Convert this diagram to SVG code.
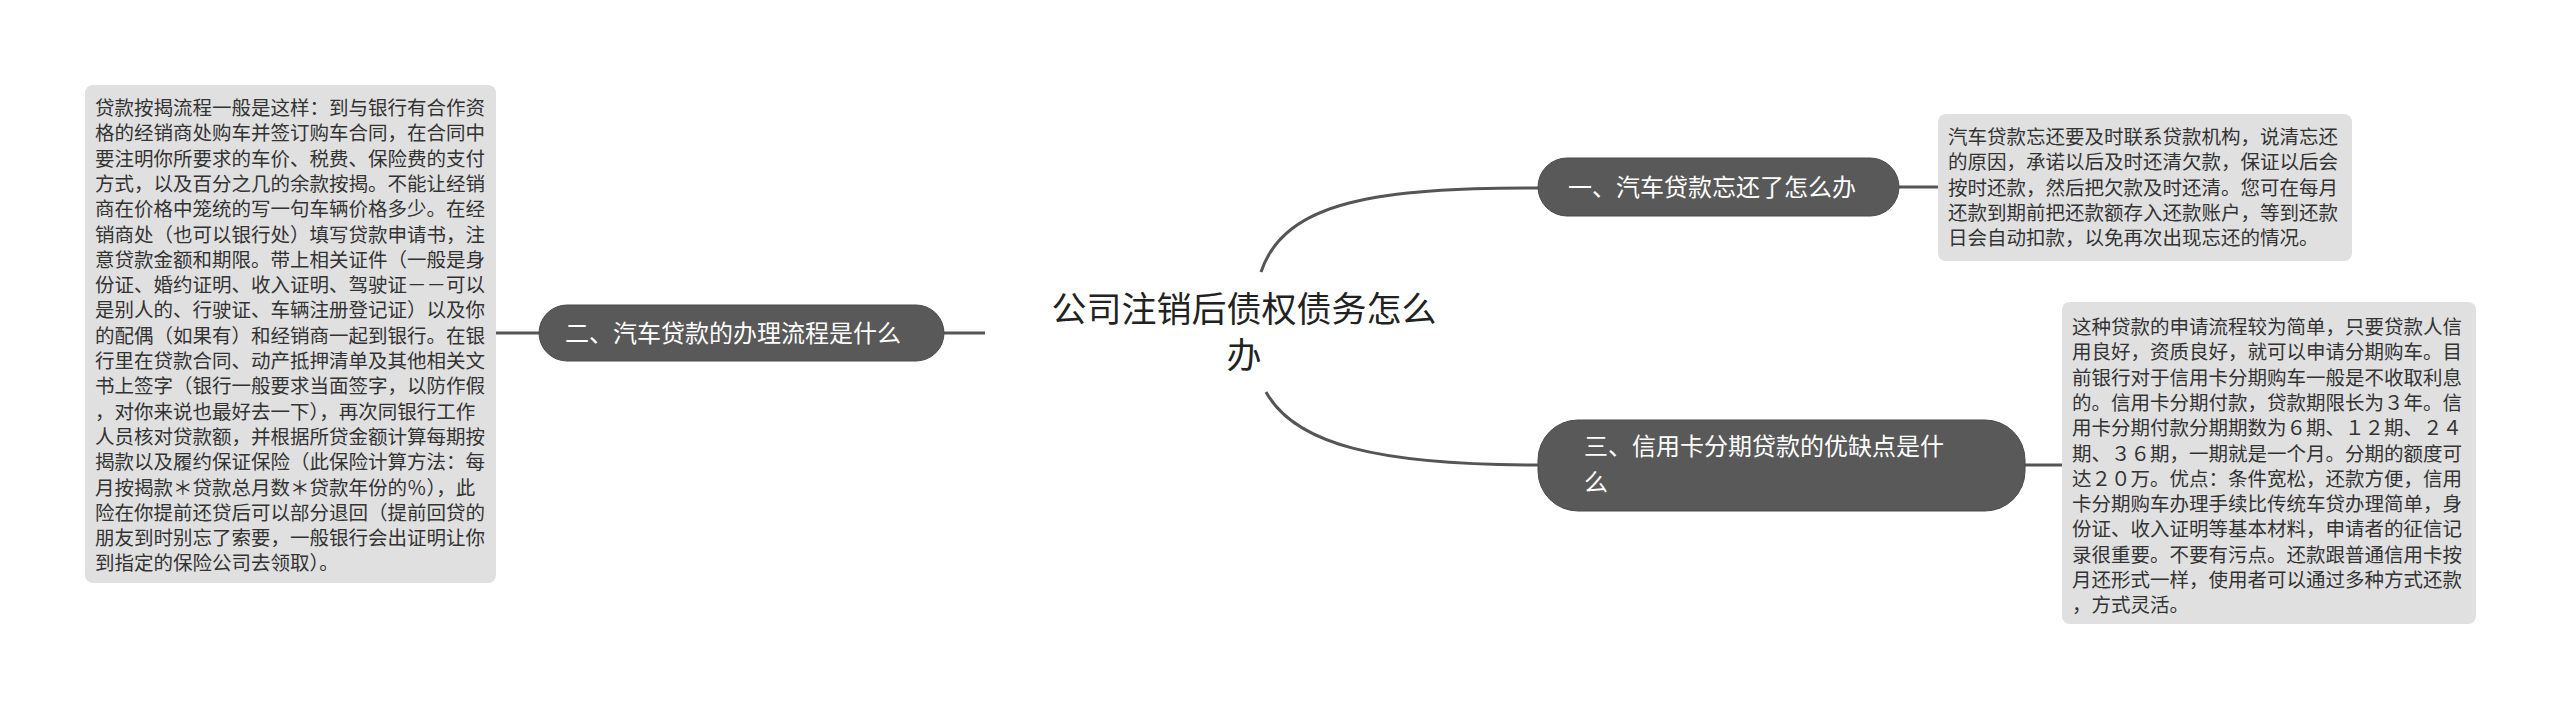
<svg xmlns="http://www.w3.org/2000/svg" width="2560" height="711" viewBox="0 0 2560 711">
<style>
.bg{fill:#ffffff}
.node{fill:#595959;stroke:#4a4a4a;stroke-width:1}
.ntxt{fill:#ffffff;font-family:"Liberation Sans","Noto Sans CJK SC",sans-serif;font-size:24px}
.box{fill:#e0e0e0}
.btxt{fill:#333333;font-family:"Liberation Sans","Noto Sans CJK SC",sans-serif;font-size:19.5px}
.ctxt{fill:#222222;font-family:"Liberation Sans","Noto Sans CJK SC",sans-serif;font-size:35px}
.conn{fill:none;stroke:#555555;stroke-width:3}
</style>
<rect class="bg" width="2560" height="711"/>
<g id="connectors">
<path class="conn" d="M1261,272 C1285,200 1380,188 1538,188"/>
<path class="conn" d="M1266,392 C1295,445 1380,465 1538,465"/>
<path class="conn" d="M985,333 L944,333"/>
<path class="conn" d="M539,333 L496,333"/>
<path class="conn" d="M1899,187 L1938,187"/>
<path class="conn" d="M2025,465 L2062,465"/>
</g>
<g id="center">
<text class="ctxt" text-anchor="middle"><tspan x="1244" y="322">公司注销后债权债务怎么</tspan><tspan x="1244" y="368">办</tspan></text>
</g>
<g id="node1">
<rect class="node" x="1538" y="158" width="361" height="58" rx="29"/>
<text class="ntxt" x="1568" y="196">一、汽车贷款忘还了怎么办</text>
</g>
<g id="node2">
<rect class="node" x="539" y="305" width="405" height="56" rx="28"/>
<text class="ntxt" x="565" y="342">二、汽车贷款的办理流程是什么</text>
</g>
<g id="node3">
<rect class="node" x="1538" y="420" width="487" height="91" rx="40"/>
<text class="ntxt"><tspan x="1584" y="455">三、信用卡分期贷款的优缺点是什</tspan><tspan x="1584" y="491">么</tspan></text>
</g>
<g id="box1">
<rect class="box" x="1938" y="114" width="414" height="147" rx="8"/>
<text class="btxt"><tspan x="1948" y="144">汽车贷款忘还要及时联系贷款机构，说清忘还</tspan><tspan x="1948" y="169">的原因，承诺以后及时还清欠款，保证以后会</tspan><tspan x="1948" y="195">按时还款，然后把欠款及时还清。您可在每月</tspan><tspan x="1948" y="220">还款到期前把还款额存入还款账户，等到还款</tspan><tspan x="1948" y="245">日会自动扣款，以免再次出现忘还的情况。</tspan></text>
</g>
<g id="box2">
<rect class="box" x="85" y="85" width="411" height="498" rx="8"/>
<text class="btxt"><tspan x="95" y="115">贷款按揭流程一般是这样：到与银行有合作资</tspan><tspan x="95" y="140">格的经销商处购车并签订购车合同，在合同中</tspan><tspan x="95" y="166">要注明你所要求的车价、税费、保险费的支付</tspan><tspan x="95" y="191">方式，以及百分之几的余款按揭。不能让经销</tspan><tspan x="95" y="216">商在价格中笼统的写一句车辆价格多少。在经</tspan><tspan x="95" y="242">销商处（也可以银行处）填写贷款申请书，注</tspan><tspan x="95" y="267">意贷款金额和期限。带上相关证件（一般是身</tspan><tspan x="95" y="292">份证、婚约证明、收入证明、驾驶证－－可以</tspan><tspan x="95" y="317">是别人的、行驶证、车辆注册登记证）以及你</tspan><tspan x="95" y="343">的配偶（如果有）和经销商一起到银行。在银</tspan><tspan x="95" y="368">行里在贷款合同、动产抵押清单及其他相关文</tspan><tspan x="95" y="393">书上签字（银行一般要求当面签字，以防作假</tspan><tspan x="95" y="419">，对你来说也最好去一下），再次同银行工作</tspan><tspan x="95" y="444">人员核对贷款额，并根据所贷金额计算每期按</tspan><tspan x="95" y="469">揭款以及履约保证保险（此保险计算方法：每</tspan><tspan x="95" y="495">月按揭款＊贷款总月数＊贷款年份的％），此</tspan><tspan x="95" y="520">险在你提前还贷后可以部分退回（提前回贷的</tspan><tspan x="95" y="545">朋友到时别忘了索要，一般银行会出证明让你</tspan><tspan x="95" y="570">到指定的保险公司去领取）。</tspan></text>
</g>
<g id="box3">
<rect class="box" x="2062" y="302" width="414" height="322" rx="8"/>
<text class="btxt"><tspan x="2072" y="334">这种贷款的申请流程较为简单，只要贷款人信</tspan><tspan x="2072" y="359">用良好，资质良好，就可以申请分期购车。目</tspan><tspan x="2072" y="385">前银行对于信用卡分期购车一般是不收取利息</tspan><tspan x="2072" y="410">的。信用卡分期付款，贷款期限长为３年。信</tspan><tspan x="2072" y="435">用卡分期付款分期期数为６期、１２期、２４</tspan><tspan x="2072" y="461">期、３６期，一期就是一个月。分期的额度可</tspan><tspan x="2072" y="486">达２０万。优点：条件宽松，还款方便，信用</tspan><tspan x="2072" y="511">卡分期购车办理手续比传统车贷办理简单，身</tspan><tspan x="2072" y="536">份证、收入证明等基本材料，申请者的征信记</tspan><tspan x="2072" y="562">录很重要。不要有污点。还款跟普通信用卡按</tspan><tspan x="2072" y="587">月还形式一样，使用者可以通过多种方式还款</tspan><tspan x="2072" y="612">，方式灵活。</tspan></text>
</g>
</svg>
-=-=-=-=-
Retype each line of the listing above word for word. Exclude the pictures.

Convert this diagram to SVG code.
<svg xmlns="http://www.w3.org/2000/svg" width="2560" height="711" viewBox="0 0 2560 711">
<style>
.bg{fill:#ffffff}
.node{fill:#595959;stroke:#4a4a4a;stroke-width:1}
.ntxt{fill:#ffffff;font-family:"Liberation Sans","Noto Sans CJK SC",sans-serif;font-size:24px}
.box{fill:#e0e0e0}
.btxt{fill:#333333;font-family:"Liberation Sans","Noto Sans CJK SC",sans-serif;font-size:19.5px}
.ctxt{fill:#222222;font-family:"Liberation Sans","Noto Sans CJK SC",sans-serif;font-size:35px}
.conn{fill:none;stroke:#555555;stroke-width:3}
</style>
<rect class="bg" width="2560" height="711"/>
<g id="connectors">
<path class="conn" d="M1261,272 C1285,200 1380,188 1538,188"/>
<path class="conn" d="M1266,392 C1295,445 1380,465 1538,465"/>
<path class="conn" d="M985,333 L944,333"/>
<path class="conn" d="M539,333 L496,333"/>
<path class="conn" d="M1899,187 L1938,187"/>
<path class="conn" d="M2025,465 L2062,465"/>
</g>
<g id="center">
<text class="ctxt" text-anchor="middle"><tspan x="1244" y="322">公司注销后债权债务怎么</tspan><tspan x="1244" y="368">办</tspan></text>
</g>
<g id="node1">
<rect class="node" x="1538" y="158" width="361" height="58" rx="29"/>
<text class="ntxt" x="1568" y="196">一、汽车贷款忘还了怎么办</text>
</g>
<g id="node2">
<rect class="node" x="539" y="305" width="405" height="56" rx="28"/>
<text class="ntxt" x="565" y="342">二、汽车贷款的办理流程是什么</text>
</g>
<g id="node3">
<rect class="node" x="1538" y="420" width="487" height="91" rx="40"/>
<text class="ntxt"><tspan x="1584" y="455">三、信用卡分期贷款的优缺点是什</tspan><tspan x="1584" y="491">么</tspan></text>
</g>
<g id="box1">
<rect class="box" x="1938" y="114" width="414" height="147" rx="8"/>
<text class="btxt"><tspan x="1948" y="144">汽车贷款忘还要及时联系贷款机构，说清忘还</tspan><tspan x="1948" y="169">的原因，承诺以后及时还清欠款，保证以后会</tspan><tspan x="1948" y="195">按时还款，然后把欠款及时还清。您可在每月</tspan><tspan x="1948" y="220">还款到期前把还款额存入还款账户，等到还款</tspan><tspan x="1948" y="245">日会自动扣款，以免再次出现忘还的情况。</tspan></text>
</g>
<g id="box2">
<rect class="box" x="85" y="85" width="411" height="498" rx="8"/>
<text class="btxt"><tspan x="95" y="115">贷款按揭流程一般是这样：到与银行有合作资</tspan><tspan x="95" y="140">格的经销商处购车并签订购车合同，在合同中</tspan><tspan x="95" y="166">要注明你所要求的车价、税费、保险费的支付</tspan><tspan x="95" y="191">方式，以及百分之几的余款按揭。不能让经销</tspan><tspan x="95" y="216">商在价格中笼统的写一句车辆价格多少。在经</tspan><tspan x="95" y="242">销商处（也可以银行处）填写贷款申请书，注</tspan><tspan x="95" y="267">意贷款金额和期限。带上相关证件（一般是身</tspan><tspan x="95" y="292">份证、婚约证明、收入证明、驾驶证－－可以</tspan><tspan x="95" y="317">是别人的、行驶证、车辆注册登记证）以及你</tspan><tspan x="95" y="343">的配偶（如果有）和经销商一起到银行。在银</tspan><tspan x="95" y="368">行里在贷款合同、动产抵押清单及其他相关文</tspan><tspan x="95" y="393">书上签字（银行一般要求当面签字，以防作假</tspan><tspan x="95" y="419">，对你来说也最好去一下），再次同银行工作</tspan><tspan x="95" y="444">人员核对贷款额，并根据所贷金额计算每期按</tspan><tspan x="95" y="469">揭款以及履约保证保险（此保险计算方法：每</tspan><tspan x="95" y="495">月按揭款＊贷款总月数＊贷款年份的％），此</tspan><tspan x="95" y="520">险在你提前还贷后可以部分退回（提前回贷的</tspan><tspan x="95" y="545">朋友到时别忘了索要，一般银行会出证明让你</tspan><tspan x="95" y="570">到指定的保险公司去领取）。</tspan></text>
</g>
<g id="box3">
<rect class="box" x="2062" y="302" width="414" height="322" rx="8"/>
<text class="btxt"><tspan x="2072" y="334">这种贷款的申请流程较为简单，只要贷款人信</tspan><tspan x="2072" y="359">用良好，资质良好，就可以申请分期购车。目</tspan><tspan x="2072" y="385">前银行对于信用卡分期购车一般是不收取利息</tspan><tspan x="2072" y="410">的。信用卡分期付款，贷款期限长为３年。信</tspan><tspan x="2072" y="435">用卡分期付款分期期数为６期、１２期、２４</tspan><tspan x="2072" y="461">期、３６期，一期就是一个月。分期的额度可</tspan><tspan x="2072" y="486">达２０万。优点：条件宽松，还款方便，信用</tspan><tspan x="2072" y="511">卡分期购车办理手续比传统车贷办理简单，身</tspan><tspan x="2072" y="536">份证、收入证明等基本材料，申请者的征信记</tspan><tspan x="2072" y="562">录很重要。不要有污点。还款跟普通信用卡按</tspan><tspan x="2072" y="587">月还形式一样，使用者可以通过多种方式还款</tspan><tspan x="2072" y="612">，方式灵活。</tspan></text>
</g>
</svg>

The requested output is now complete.